22. Minute: [Das Spiel, ein Plätschern, ein Nichts. Das hält Brumme aber nicht davon ab, dieses Nichts detailreich zu schildern:] „Sepp Maier hat den Ball und protestiert. Schiedsrichter Yamasaki prüft ihn auch nach – offenbar zu wenig Luft im Ball und ein neues Leder fliegt jetzt aufs Spielfeld. Bis jetzt war es ein weißer Ball. Nun kommt der schwarz-weiße aufs Spielfeld, den sie ja alle kennen.”
26. Minute: „Wer soll denn diesen Ball erreichen? Und da schimpft jetzt Gerd Müller vorne. Der hat ja schließlich auch keine Rakete unter den Füßen.”

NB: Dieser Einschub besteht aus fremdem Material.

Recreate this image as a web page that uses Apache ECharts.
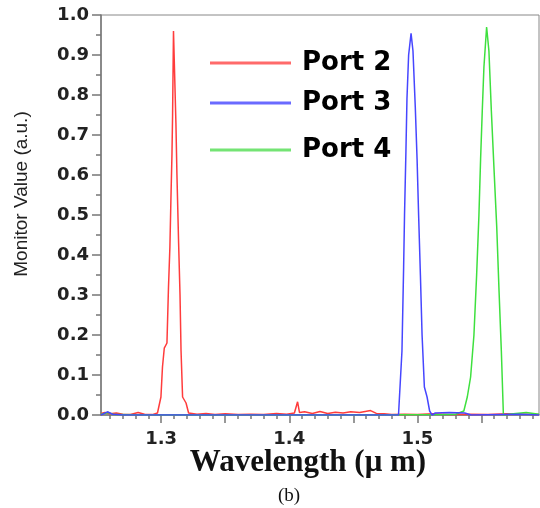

27. Minute: „Mazzola hier, Mazzola da, Mazzola überall und dazwischen Domenghini.”
30. Minute: „Boninsegna ist natürlich wieder an nichts schuld. Er hebt verschwörend die Arme und sagt: Mamma mia!”
33. Minute: [Jetzt zieht Brumme den Stahlhelm auf:] „Angriff der deutschen Mannschaft, mit Grabowski: Schuss gegen das italienische Tor, aus 30 Metern. Eine Bombe! Und Albertosi muss schon klären. Mit dem linken Handschuh knallt er den Ball noch so eben über die Querlatte.”
34. Minute: „1:0, man sagt, wenn die italienische Mannschaft 1:0 in Vorteil kommt, dann ist recht wenig zu machen. Dann ist die Hintermannschaft für die nächsten 250 Minuten gut, hier ohne Tor zu überstehen.”
38. Minute: „Das ist echt italienische Profiluft, die hier durchs Stadion weht. Sie tun nichts, was der Schiedsrichter sagt. Sie kommen schrittweise. So 25 Zentimeter …”
42. Minute: „Aber der Schiedsrichter pfeift einen Freistoß gegen Deutschland. Obwohl Beckenbauer eindeutig den Ball getroffen hat und ihn wegschlug.”
45. Minute: „Und der Schiedsrichter lässt den Freistoß wiederholen oder was macht er? Oder hat er zur Halbzeit gepfiffen? Ich nehme an, es ist Halbzeit … jawohl. Halbzeit!” „Und ich muss dazu sagen. Verdienterweise steht es 1:0 für Italien. Das deutsche Spiel ist noch nicht zum Tragen gekommen.”